被告は以下の10社で、被告である主要の電力会社は、火力発電所を多く持っており、電力の販売分も含めると、この10社だけで日本のエネルギー起源のCO2排出量の3割を超えている。これらの事業者のCO2の排出量について、気温上昇を1.5℃以内に抑えるという科学的・国際的な目標に合うように削減を義務付けることを求めている。
株式会社 JERA、東北電力株式会社、電源開発株式会社(Jパワー)、関西電力株式会社、株式会社神戸製鋼所、九州電力株式会社、中国電力株式会社、北陸電力株式会社、北海道電力株式会社、四国電力株式会社
気候変動訴訟による影響が広がりを見せている
先の「気候変動訴訟の世界動向: 2025年概況」では、訴訟が社会的に多方面に影響を及ぼしているとしている。このことは、今後日本においても気候変動訴訟が政治、司法、社会環境に大きく影響を及ぼすと考えられる。少し未来の戦略を考える上での参考としたい。
以下に引用する。
法廷外でも、訴訟は気候に関するガバナンス、政策立案、資金調達の方向性を左右し続けている。特に、権利に基づく訴訟は、国の法的枠組みや政策枠組みに影響を及ぼすうえで、ますます大きな役割を果たすようになっている。
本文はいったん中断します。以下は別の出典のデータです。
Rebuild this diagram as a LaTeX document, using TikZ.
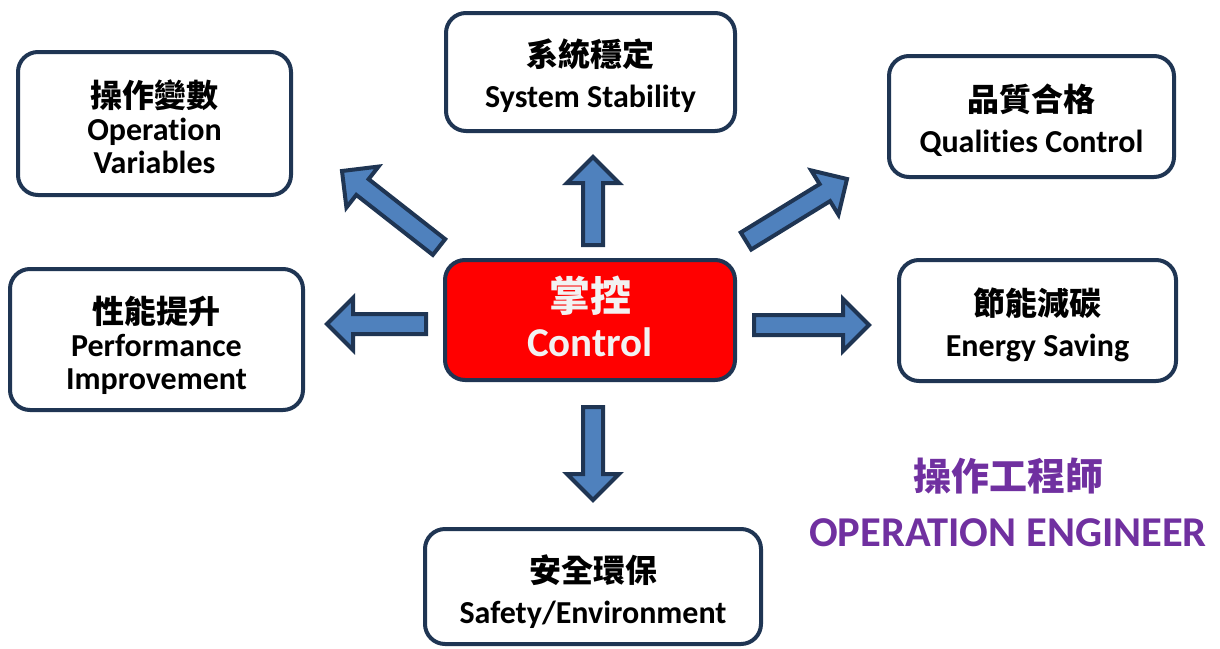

とはいえ、判決の履行状況は一様でなく、裁判所の命令に対して異議が申し立てられることも度々ある。
気候訴訟は立法にも影響を及ぼしている。気候変動責任に関する法律の出現は、その顕著な例である。米国では、ニューヨーク州とバーモント州で気候スーパーファンド法が採択されたが、これは、気候変動への適応や気候変動による損失や被害の補償に要する費用を化石燃料会社から回収しようとするものである。しかし、新たなトランプ・バンス政権の下、これらの法律は現在、異議を申し立てられている。カリフォルニア州で提案された類似の法案は、個人や保険会社が気候変動による損失を化石燃料会社から直接回収するために訴えを起こす私的訴権を認めようとするものだったが、2025年4月、州議会上院の司法委員会で否決され、こうした法律の制定に立ちはだかる政治の障壁が浮き彫りになった。一方、フィリピンやオーストラリアなどでは、訴訟がきっかけとなって、注意義務、権利の保護、企業のデューデリジェンス(適切な注意義務)を強化する立法措置の提案につながった。
最後に、気候訴訟は、特に企業や金融機関にとって、重要な財務リスクとみなされるようになっている。ほとんどの金融機関は、訴訟をESGリスク枠組みに組み入れ始めたばかりの段階にあるが、規制の圧力は高まり続けている。さらに、新たな石油・ガス開発の承認など、広く注目を集めたほんの一握りの訴訟がすでに戦略的意思決定に影響を及ぼしていることを示す証拠もある。